**Exercise instructions**:
Count how many lines mention the word "this". Write that number alone.

**Material shown**:
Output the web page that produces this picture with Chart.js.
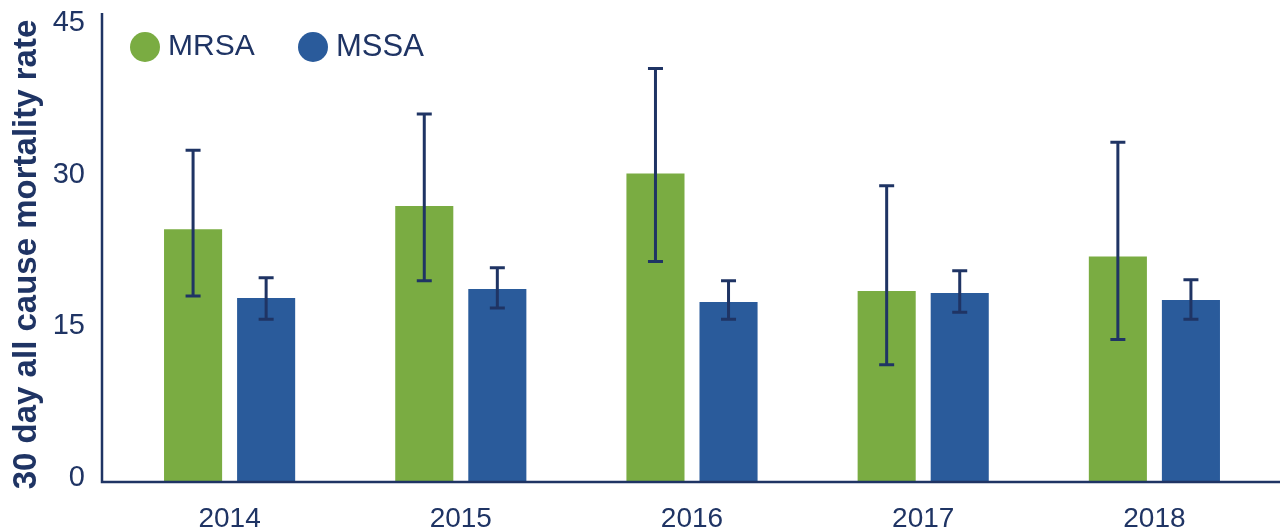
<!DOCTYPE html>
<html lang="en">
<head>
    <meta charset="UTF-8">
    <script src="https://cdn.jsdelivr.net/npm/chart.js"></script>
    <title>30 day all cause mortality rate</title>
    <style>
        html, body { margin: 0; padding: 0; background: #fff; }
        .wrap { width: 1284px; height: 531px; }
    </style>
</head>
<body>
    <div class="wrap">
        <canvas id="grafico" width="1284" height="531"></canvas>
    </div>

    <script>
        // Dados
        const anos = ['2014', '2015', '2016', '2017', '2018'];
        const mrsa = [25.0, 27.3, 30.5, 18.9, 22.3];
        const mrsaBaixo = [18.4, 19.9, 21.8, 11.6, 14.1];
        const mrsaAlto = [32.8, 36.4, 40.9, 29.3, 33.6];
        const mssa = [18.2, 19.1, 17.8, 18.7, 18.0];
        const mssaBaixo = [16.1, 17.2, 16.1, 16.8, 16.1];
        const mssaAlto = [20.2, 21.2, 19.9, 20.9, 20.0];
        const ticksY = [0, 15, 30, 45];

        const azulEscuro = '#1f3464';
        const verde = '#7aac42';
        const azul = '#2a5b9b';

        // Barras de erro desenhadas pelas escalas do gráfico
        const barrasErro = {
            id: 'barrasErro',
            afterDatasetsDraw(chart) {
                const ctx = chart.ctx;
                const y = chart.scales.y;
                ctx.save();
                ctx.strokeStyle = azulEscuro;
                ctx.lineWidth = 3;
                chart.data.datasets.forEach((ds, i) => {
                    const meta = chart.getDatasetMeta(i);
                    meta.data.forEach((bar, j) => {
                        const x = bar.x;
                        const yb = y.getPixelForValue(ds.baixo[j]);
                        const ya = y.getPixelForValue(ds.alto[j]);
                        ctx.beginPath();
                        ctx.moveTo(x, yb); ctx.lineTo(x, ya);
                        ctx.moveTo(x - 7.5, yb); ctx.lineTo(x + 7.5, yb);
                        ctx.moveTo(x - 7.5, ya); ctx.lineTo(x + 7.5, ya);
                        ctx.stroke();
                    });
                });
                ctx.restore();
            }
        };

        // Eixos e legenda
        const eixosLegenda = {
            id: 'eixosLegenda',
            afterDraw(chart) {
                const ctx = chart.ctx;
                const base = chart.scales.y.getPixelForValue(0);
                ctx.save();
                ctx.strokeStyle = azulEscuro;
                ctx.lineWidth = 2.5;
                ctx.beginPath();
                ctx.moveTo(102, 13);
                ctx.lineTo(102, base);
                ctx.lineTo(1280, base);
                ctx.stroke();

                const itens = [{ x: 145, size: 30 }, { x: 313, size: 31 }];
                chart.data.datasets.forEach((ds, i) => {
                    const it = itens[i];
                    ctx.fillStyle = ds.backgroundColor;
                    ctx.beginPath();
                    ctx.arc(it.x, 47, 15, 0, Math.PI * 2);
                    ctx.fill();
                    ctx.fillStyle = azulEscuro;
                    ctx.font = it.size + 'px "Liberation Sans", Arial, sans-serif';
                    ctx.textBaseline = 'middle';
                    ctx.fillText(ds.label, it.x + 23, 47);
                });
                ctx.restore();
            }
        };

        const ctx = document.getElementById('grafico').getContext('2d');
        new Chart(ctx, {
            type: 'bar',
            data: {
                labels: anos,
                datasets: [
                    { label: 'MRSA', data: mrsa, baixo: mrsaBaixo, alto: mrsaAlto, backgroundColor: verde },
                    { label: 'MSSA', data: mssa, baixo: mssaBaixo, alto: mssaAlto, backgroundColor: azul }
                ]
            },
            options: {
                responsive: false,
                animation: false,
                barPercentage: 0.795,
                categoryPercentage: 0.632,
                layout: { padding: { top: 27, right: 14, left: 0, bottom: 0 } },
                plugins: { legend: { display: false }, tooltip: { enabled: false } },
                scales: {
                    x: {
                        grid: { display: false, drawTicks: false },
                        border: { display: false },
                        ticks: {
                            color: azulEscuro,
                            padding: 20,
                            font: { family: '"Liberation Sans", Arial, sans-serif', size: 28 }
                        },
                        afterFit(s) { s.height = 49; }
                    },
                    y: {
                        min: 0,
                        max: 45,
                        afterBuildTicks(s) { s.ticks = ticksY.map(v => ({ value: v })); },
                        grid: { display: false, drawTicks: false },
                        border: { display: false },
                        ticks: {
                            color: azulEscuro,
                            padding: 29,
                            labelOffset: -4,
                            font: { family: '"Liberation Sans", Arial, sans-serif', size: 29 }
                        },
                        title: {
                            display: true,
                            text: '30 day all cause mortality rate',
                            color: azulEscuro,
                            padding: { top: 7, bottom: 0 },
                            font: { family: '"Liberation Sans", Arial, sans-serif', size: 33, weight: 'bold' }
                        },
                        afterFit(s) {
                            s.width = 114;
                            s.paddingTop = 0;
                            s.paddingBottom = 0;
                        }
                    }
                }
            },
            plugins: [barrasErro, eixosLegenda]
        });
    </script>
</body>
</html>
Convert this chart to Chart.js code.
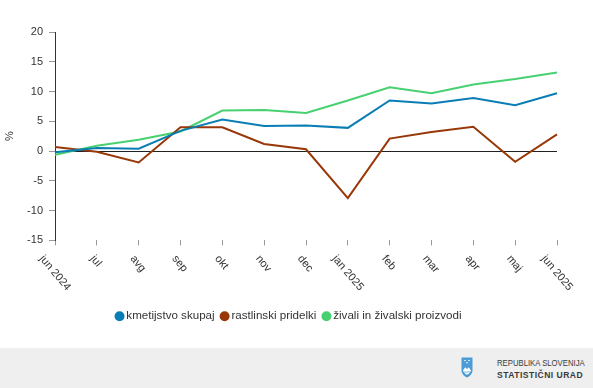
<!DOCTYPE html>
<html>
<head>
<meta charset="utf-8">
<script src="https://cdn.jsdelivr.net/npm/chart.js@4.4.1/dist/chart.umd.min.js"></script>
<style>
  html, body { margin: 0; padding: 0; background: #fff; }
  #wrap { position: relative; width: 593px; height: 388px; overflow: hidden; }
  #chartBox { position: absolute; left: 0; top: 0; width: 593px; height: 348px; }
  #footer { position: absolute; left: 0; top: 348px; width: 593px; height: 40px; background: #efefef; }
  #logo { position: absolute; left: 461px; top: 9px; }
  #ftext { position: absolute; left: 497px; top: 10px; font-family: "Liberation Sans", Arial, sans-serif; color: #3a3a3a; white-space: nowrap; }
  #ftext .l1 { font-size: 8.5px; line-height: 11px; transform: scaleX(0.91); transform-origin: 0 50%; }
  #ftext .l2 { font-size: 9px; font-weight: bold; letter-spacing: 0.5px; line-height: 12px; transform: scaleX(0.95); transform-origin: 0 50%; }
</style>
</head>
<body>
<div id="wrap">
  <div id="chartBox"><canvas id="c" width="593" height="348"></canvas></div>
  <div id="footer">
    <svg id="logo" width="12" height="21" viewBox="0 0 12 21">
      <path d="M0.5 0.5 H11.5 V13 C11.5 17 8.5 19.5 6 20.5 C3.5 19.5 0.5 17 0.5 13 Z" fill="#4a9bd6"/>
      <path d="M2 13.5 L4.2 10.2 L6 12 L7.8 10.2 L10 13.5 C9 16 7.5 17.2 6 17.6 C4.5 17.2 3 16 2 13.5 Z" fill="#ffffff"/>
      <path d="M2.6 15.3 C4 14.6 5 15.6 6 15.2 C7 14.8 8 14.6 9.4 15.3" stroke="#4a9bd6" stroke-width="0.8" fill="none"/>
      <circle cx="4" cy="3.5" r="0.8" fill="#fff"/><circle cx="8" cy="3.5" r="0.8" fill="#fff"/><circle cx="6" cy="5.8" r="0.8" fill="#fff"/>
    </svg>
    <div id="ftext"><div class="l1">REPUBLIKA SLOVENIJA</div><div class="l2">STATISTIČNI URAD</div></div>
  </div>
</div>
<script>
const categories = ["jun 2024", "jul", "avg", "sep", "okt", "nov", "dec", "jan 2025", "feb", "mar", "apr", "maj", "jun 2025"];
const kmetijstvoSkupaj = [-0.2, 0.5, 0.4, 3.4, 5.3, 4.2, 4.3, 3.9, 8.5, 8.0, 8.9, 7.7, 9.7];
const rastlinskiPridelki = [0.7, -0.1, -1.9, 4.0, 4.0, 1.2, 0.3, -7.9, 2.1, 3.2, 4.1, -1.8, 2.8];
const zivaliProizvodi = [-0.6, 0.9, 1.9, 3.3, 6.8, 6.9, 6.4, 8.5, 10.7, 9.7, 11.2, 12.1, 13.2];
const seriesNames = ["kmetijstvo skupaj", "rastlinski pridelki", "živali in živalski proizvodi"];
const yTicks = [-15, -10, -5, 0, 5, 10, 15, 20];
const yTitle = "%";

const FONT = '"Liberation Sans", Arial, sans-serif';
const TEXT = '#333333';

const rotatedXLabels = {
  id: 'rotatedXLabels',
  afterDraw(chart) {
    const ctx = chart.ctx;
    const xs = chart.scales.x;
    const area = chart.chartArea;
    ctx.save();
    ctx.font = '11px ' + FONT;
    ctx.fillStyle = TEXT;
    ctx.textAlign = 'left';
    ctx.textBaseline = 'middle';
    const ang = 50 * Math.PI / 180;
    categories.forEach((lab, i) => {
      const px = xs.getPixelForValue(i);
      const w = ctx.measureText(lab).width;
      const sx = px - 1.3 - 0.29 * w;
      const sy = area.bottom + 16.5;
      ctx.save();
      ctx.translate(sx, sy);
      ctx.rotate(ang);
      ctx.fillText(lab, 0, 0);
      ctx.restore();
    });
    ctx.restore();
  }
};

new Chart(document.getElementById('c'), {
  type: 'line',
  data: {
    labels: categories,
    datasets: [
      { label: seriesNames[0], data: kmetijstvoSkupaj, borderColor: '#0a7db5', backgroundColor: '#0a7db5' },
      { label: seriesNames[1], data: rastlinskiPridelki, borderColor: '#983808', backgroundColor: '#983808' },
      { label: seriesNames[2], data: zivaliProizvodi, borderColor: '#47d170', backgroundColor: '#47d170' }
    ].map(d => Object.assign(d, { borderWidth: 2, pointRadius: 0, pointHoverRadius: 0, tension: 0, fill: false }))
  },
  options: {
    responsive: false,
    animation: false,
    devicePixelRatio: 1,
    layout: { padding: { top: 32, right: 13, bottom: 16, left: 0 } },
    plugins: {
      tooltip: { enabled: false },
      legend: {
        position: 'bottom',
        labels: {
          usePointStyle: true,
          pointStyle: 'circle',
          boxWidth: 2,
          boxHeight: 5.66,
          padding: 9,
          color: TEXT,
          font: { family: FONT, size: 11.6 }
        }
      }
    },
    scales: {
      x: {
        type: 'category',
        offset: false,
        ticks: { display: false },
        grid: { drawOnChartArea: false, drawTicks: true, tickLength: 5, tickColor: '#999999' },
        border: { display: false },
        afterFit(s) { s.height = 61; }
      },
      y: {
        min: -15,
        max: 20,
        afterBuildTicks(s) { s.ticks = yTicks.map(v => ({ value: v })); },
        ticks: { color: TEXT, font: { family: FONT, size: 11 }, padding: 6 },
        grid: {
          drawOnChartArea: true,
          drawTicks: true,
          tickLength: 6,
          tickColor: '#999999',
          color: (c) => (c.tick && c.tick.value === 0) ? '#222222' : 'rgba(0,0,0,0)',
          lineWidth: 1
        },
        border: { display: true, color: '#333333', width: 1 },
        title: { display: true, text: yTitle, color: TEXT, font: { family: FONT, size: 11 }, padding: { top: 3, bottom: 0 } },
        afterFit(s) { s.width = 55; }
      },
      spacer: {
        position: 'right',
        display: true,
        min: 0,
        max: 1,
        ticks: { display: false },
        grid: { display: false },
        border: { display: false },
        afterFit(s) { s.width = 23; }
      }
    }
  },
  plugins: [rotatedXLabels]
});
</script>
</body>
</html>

**Complete response**:
2